For homeowners, property tax news is a little better this time around The Miami Herald
By Toluse Olorunnipa
Preliminary property tax notices are hitting 1.8 million mailboxes across South Florida this week, but most owners of residential and commercial property don’t need to be as anxious this time around.
Overall property value declines have slowed considerably — with some cities seeing increases — and elected officials have held tax rates steady or cut them, signaling that property owners can expect fewer surprises than in the past couple of years.
Property values declined 2.8 percent in Miami-Dade County and 1.6 percent in Broward County in 2010, after sinking double-digits the year before. However, changes in individual property assessments will vary based on where you live and when you bought your house, said Miami-Dade County Property Appraiser Pedro Garcia.
“You have areas that the influence of the foreclosures is very heavy — like Florida City and the Homestead area — and some of those values are way down,” he said. “Then you have areas like Coral Gables, Key Biscayne and Miami Beach, where the values have increased a little bit.”
Miami-Dade County commissioners voted last month to do away with last year’s unpopular tax rate increase, rolling the county’s preliminary millage rate back to 2009 levels. For property owners, the reduced rate could translate to savings of 12 percent or more. However, in cities like Sunny Isles Beach, where average values rose 3.9 percent in 2010, some of the rollback might be offset by higher assessments.
In Broward County, where property tax notices went out last week, the County Administrator has indicated that rates will remain flat. But in cities like Weston, where the average property value increased by 1.5 percent, taxes could increase for some homeowners.
City and county commissioners will meet in September to settle on the final tax rates, which can be lower, but not higher, than the preliminary rates. Final tax bills will be sent in November.
In the meantime, homeowners can choose to challenge the assessed value of their property before Sept. 19.
Those who disagree with the property appraiser’s assessment can file a petition with the county value adjustment board and pay a $15 filing fee.
Property appraisers for both counties acknowledged that the assessment process is not an exact science, and homeowners know the details of their property best. About 40 percent of appellants are able to successfully challenge property assessments.
“When you use a mass appraisal system, we get as close as we can get,” said Lori Parrish, Broward County’s property appraiser. “We don’t [assess] 900,000 properties individually, so it’s not an exact science for every single home.”
Although appeals fell considerably last year, property tax consultants are encouraging more homeowners to challenge their assessments this year, as the market seems to be at or near a bottom.

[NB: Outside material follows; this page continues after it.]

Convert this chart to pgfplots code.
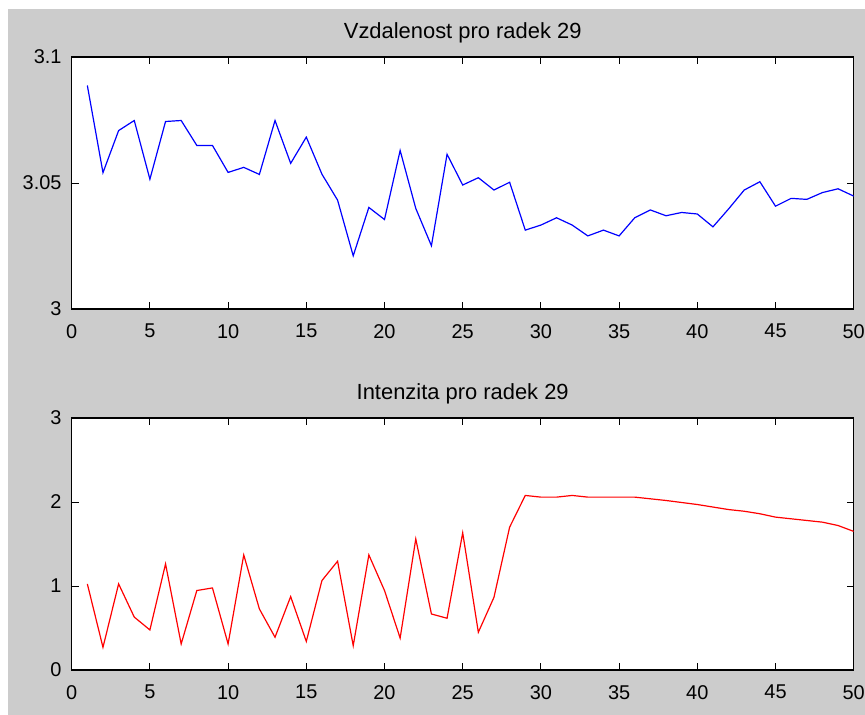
\documentclass[border=0pt]{standalone}
\usepackage{pgfplots}
\pgfplotsset{compat=1.18}
\usepackage{fontspec}
\setmainfont{Liberation Sans}
\definecolor{figgray}{RGB}{204,204,204}

\pgfplotsset{
  matlabstyle/.style={
    scale only axis,
    width=782bp, height=252bp,
    xmin=0, xmax=50,
    xtick={0,5,...,50},
    tick align=inside,
    major tick length=7bp,
    tick style={black, line width=0.9bp},
    axis line style={black, line width=1.1bp},
    axis background/.style={fill=white},
    ticklabel style={font=\fontsize{20}{23}\selectfont, inner sep=0pt},
    /pgf/number format/assume math mode=true,
    xticklabel style={anchor=north, yshift=-15bp},
    yticklabel style={anchor=east, xshift=-10bp},
    title style={font=\fontsize{22}{25}\selectfont, anchor=base,
                 inner sep=0pt, yshift=13bp},
    anchor=south west,
  }
}

\pgfplotstableread{
x y
1 3.0887
2 3.0541
3 3.0708
4 3.0748
5 3.0515
6 3.0744
7 3.0748
8 3.0649
9 3.0649
10 3.0542
11 3.0562
12 3.0534
13 3.0748
14 3.0578
15 3.0682
16 3.0535
17 3.0432
18 3.0211
19 3.0403
20 3.0355
21 3.0629
22 3.0399
23 3.0251
24 3.0614
25 3.0492
26 3.0521
27 3.0472
28 3.0503
29 3.0313
30 3.0333
31 3.0362
32 3.0333
33 3.0290
34 3.0313
35 3.0290
36 3.0362
37 3.0393
38 3.0370
39 3.0383
40 3.0377
41 3.0326
42 3.0397
43 3.0472
44 3.0505
45 3.0408
46 3.0439
47 3.0435
48 3.0462
49 3.0477
50 3.0448
}\distdata

\pgfplotstableread{
x y
1 1.025
2 0.27
3 1.025
4 0.63
5 0.477
6 1.263
7 0.31
8 0.946
9 0.977
10 0.31
11 1.37
12 0.727
13 0.39
14 0.874
15 0.34
16 1.065
17 1.295
18 0.29
19 1.37
20 0.946
21 0.38
22 1.56
23 0.667
24 0.616
25 1.633
26 0.449
27 0.866
28 1.70
29 2.078
30 2.058
31 2.058
32 2.078
33 2.058
34 2.058
35 2.058
36 2.058
37 2.038
38 2.018
39 1.994
40 1.97
41 1.94
42 1.91
43 1.89
44 1.86
45 1.82
46 1.80
47 1.78
48 1.76
49 1.72
50 1.65
}\intdata

\begin{document}
\begin{tikzpicture}
\fill[white] (0,0) rectangle (865bp,715bp);
\fill[figgray] (7.5bp,0) rectangle (865bp,705.7bp);

% upper panel: distance
\begin{axis}[matlabstyle,
  at={(71.7bp,406bp)},
  ymin=3, ymax=3.1,
  ytick={3,3.05,3.1},
  yticklabels={3,3.05,3.1},
  title={Vzdalenost pro radek 29},
]
\addplot[blue, line width=1.2bp] table[x=x,y=y] {\distdata};
\end{axis}

% lower panel: intensity
\begin{axis}[matlabstyle,
  at={(71.7bp,45bp)},
  ymin=0, ymax=3,
  ytick={0,1,2,3},
  title={Intenzita pro radek 29},
]
\addplot[red, line width=1.2bp] table[x=x,y=y] {\intdata};
\end{axis}

\pgfresetboundingbox
\useasboundingbox (0,0) rectangle (865bp,715bp);
\end{tikzpicture}
\end{document}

“Because values are at an all-time low, [property owners] should take advantage of this and try to reset the bar even lower, so that for years to come, they’re at a lower rate,” said Barry Sharpe, president of the Property Tax Appeal Group, a Hialeah-based property tax appeal company.
Florida’s 1992 Save Our Homes law stipulates that assessed values can only increase by 3 percent each year, so setting a low bar this year could provide tax savings for many years to come, Sharpe said.
For longtime homeowners, a side effect of that 3-percent cap is that property assessments continue to go up until they catch up with market values. That means some property owners will see their taxes increase even as home prices slide.
There are a few new rules that homeowners should keep in mind this year:
People appealing property assessments are required to pay at least 75 percent of their tax bill before April 1, or the appeal will be rejected. The state Legislature enacted the rule earlier this year to prevent people from using the appeals process to game the system.
Military personnel deployed overseas are eligible for a new exemption this year. Those who were stationed in Iraq or Afghanistan during 2010 will received a tax exemption based on the length of their deployment. For example, someone deployed for six months during 2010 would receive a 50-percent exemption of Ad Valorem taxes this year.
“We’re going to give them an additional exemption,” said Garcia. “We understand some of them are currently deployed, so anybody in their family can come to our office and apply for that exemption.”
For the next three weeks, the property appraisers offices in Broward and Miami-Dade counties will devote additional resources to fielding questions from property owners about taxes, exemptions and assessments, Garcia and Parrish said.
“We have 25 days that people can come to our office with questions,” said Garcia. “They don’t have to make any appointment. They can just show up.”